Actually There Is One Problem That's Solved by Starting Wars

Walter Kloefkorn tells me a story from 24 years ago: 
 
Near the end of my Silicon Valley career in manufacturing I was Materials Director for Biomation Corp, which made logic analyzers. (We may still have been a subsidiary of Gould Inc – some other subsidiary of which was the originator of the infamously expensive coffee pots, hammers, and toilet seats, I don’t recall.) We got a contract with the military, somewhat to our amazement because we could figure no good reason for them to buy 100 of our $30,000 logic analyzers. They were mostly used to design integrated circuits, not something the military did. They could be used to repair electronic equipment, but it would have been a lot cheaper and easier for their techs to just use digital oscilloscopes. Our honest assessment was that we’d just sold some to the FAA (we couldn’t figure out what they were going to do with them either), and the Air Force wanted to have some too.  

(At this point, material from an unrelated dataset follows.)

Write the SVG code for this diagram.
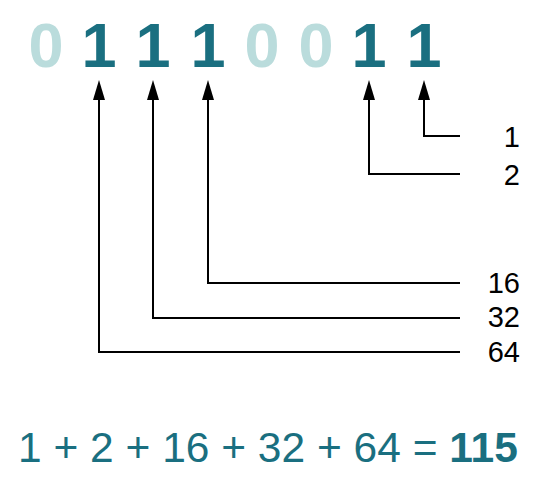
<svg xmlns="http://www.w3.org/2000/svg" width="545" height="484" viewBox="0 0 545 484">
<style>
.bit{font-family:"Liberation Sans",Arial,sans-serif;font-weight:bold;font-size:63px;text-anchor:middle}
.on{fill:#1a6f80}
.off{fill:#badcdc}
.lbl{font-family:"Liberation Sans",Arial,sans-serif;font-size:29px;fill:#000;text-anchor:end}
.eq{font-family:"Liberation Sans",Arial,sans-serif;font-size:42.5px;fill:#1a6f80}
.c{fill:none;stroke:#000;stroke-width:2}
</style>
<g id="bits">
<text id="b7" class="bit off" x="46" y="67">0</text>
<text id="b6" class="bit on" x="99" y="67">1</text>
<text id="b5" class="bit on" x="153" y="67">1</text>
<text id="b4" class="bit on" x="208" y="67">1</text>
<text id="b3" class="bit off" x="262" y="67">0</text>
<text id="b2" class="bit off" x="316" y="67">0</text>
<text id="b1" class="bit on" x="369" y="67">1</text>
<text id="b0" class="bit on" x="424" y="67">1</text>
</g>
<g id="connectors">
<path class="c" d="M460,136 H424 V99"/>
<path class="c" d="M460,174 H369 V99"/>
<path class="c" d="M460,283 H208 V99"/>
<path class="c" d="M460,318 H153 V99"/>
<path class="c" d="M460,352 H99 V99"/>
<path d="M418,100 L424,80 L430,100 Z"/>
<path d="M363,100 L369,80 L375,100 Z"/>
<path d="M202,100 L208,80 L214,100 Z"/>
<path d="M147,100 L153,80 L159,100 Z"/>
<path d="M93,100 L99,80 L105,100 Z"/>
</g>
<g id="labels">
<text id="l1" class="lbl" x="520" y="147">1</text>
<text id="l2" class="lbl" x="520" y="185">2</text>
<text id="l16" class="lbl" x="520" y="293">16</text>
<text id="l32" class="lbl" x="520" y="327">32</text>
<text id="l64" class="lbl" x="520" y="362">64</text>
</g>
<g id="equation">
<text class="eq" x="18" y="462">1 + 2 + 16 + 32 + 64 = <tspan font-weight="bold">115</tspan></text>
</g>
</svg>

“In any event, I had to get involved with the shipment as I was the only person who had any experience with the military’s arcane procedures for packaging and shipment. We were approaching the first shipment date, so I called the supply sergeant, who I had carefully cultivated with lunches and beers so there wouldn’t be any problems on that end. We’d had a problem, however, with a mandatory engineering change making the cost of getting new PCBs made and replaced in time to meet the schedule hugely expensive. And then Saddam invaded Kuwait. So I called the sergeant up and asked him (without too much desperation in my voice, I hoped) whether the outbreak of hostilities would impact our schedule. To my relief he replied that he did want to delay our shipments, that he’d been trying to get a chance to call me, he was insanely busy at the moment. I replied that yes, it must be quite a job to get ready for the invasion and keep our brave troops supplied after. (I was bicycling the 18 miles to work with a sign on the back of my bike that said, “Runs on US beer, not Middle East Oil, No War for Oil.”) He said, ‘Hell, no, that’s not it. We’ve got warehouses full of stuff stored that we don’t need or want. Now that hostilities have broken out, I’ve got to get it all shipped to the war zone so we can declare it destroyed in action and get it off our books.’ I was pretty much speechless, muttered something about I wish he hadn’t told me that.